Maize Genetic Improvement in Density and Nitrogen Stress Tolerance Traits from 1967 to 2005.

In maize, improvement in source strength has been achieved with higher post-silking dry matter accumulation, whereas historical improvement in sink strength has been mostly attributed to increasing kernel number (KN) per unit area, in part because KN is known to be more vulnerable to abiotic stresses compared to kernel weight (KW). However, KW can also vary widely as it is dependent on both genotype and dry matter accumulation during the post-silking period.

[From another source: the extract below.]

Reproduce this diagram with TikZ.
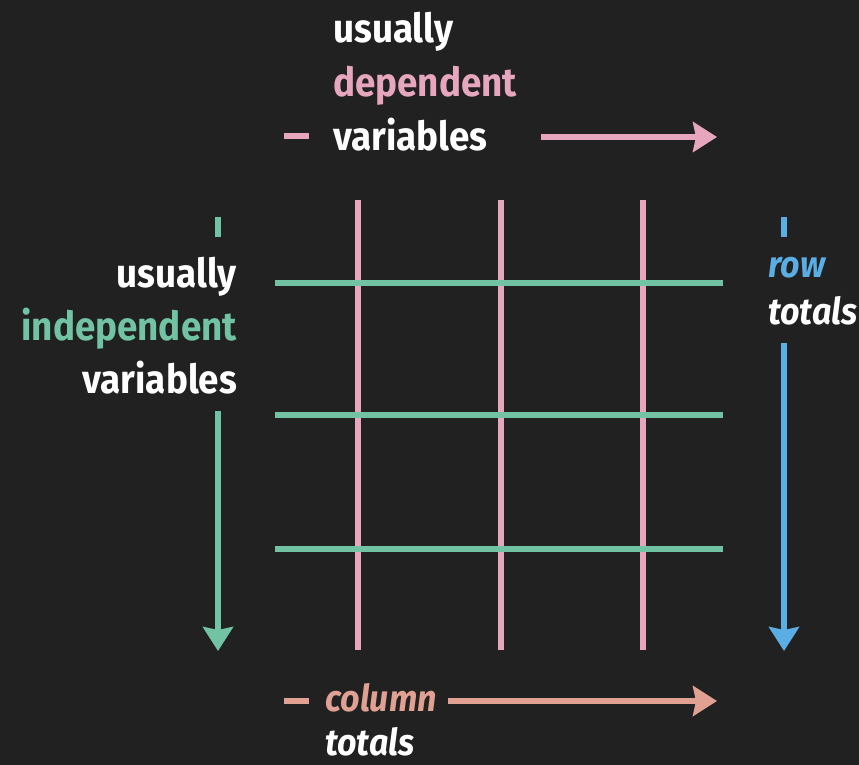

In order to illustrate the consequences of breeding efforts over a 4-decade period for enhancing source and sink strength at varying nitrogen rates and plant densities, a 2-year and 2-location study was conducted in 2013 and 2014. Eight commercial hybrids from DeKalb released from 1967 to 2005 were compared at 2 nitrogen rates (55 and 220 kg N ha^-1) and 3 plant densities (54,000 (D1), 79,000 (D2) and 104,000 (D3) plants ha^-1). Breeding progress as reflected in these representative hybrids from different decades increased grain yield per hectare (GY) by an average of 66 kg ha^-1 year^-1, and grain yield per plant (GYP) by 0.91 g plant^-1 year^-1 across all treatments and environments. This yield increase with hybrid improvement was attributed more to an increase in KW (1.29 mg kernel^-1 year^-1 across all treatments and both locations), than to any increase in KN. The overall source-sink ratio (SSR – ratio of post-silking dry matter accumulation to kernel number per plant) also increased by an average of 1.25 mg kernel^-1 year^-1 across all treatment and locations. The hybrid improvement in SSR was more pronounced at the high N rate or low plant density. This study showed that the breeding progress for yield gain in these DeKalb hybrids was achieved by (i) longer duration of the grain filling period plus longer leaf stay green, (ii) improved efficiency for transferring source to sink by increasing SSR and KW gain per unit of EGR, and (iii) enhanced stress tolerance in newer hybrids to maintain grain yield even under high density.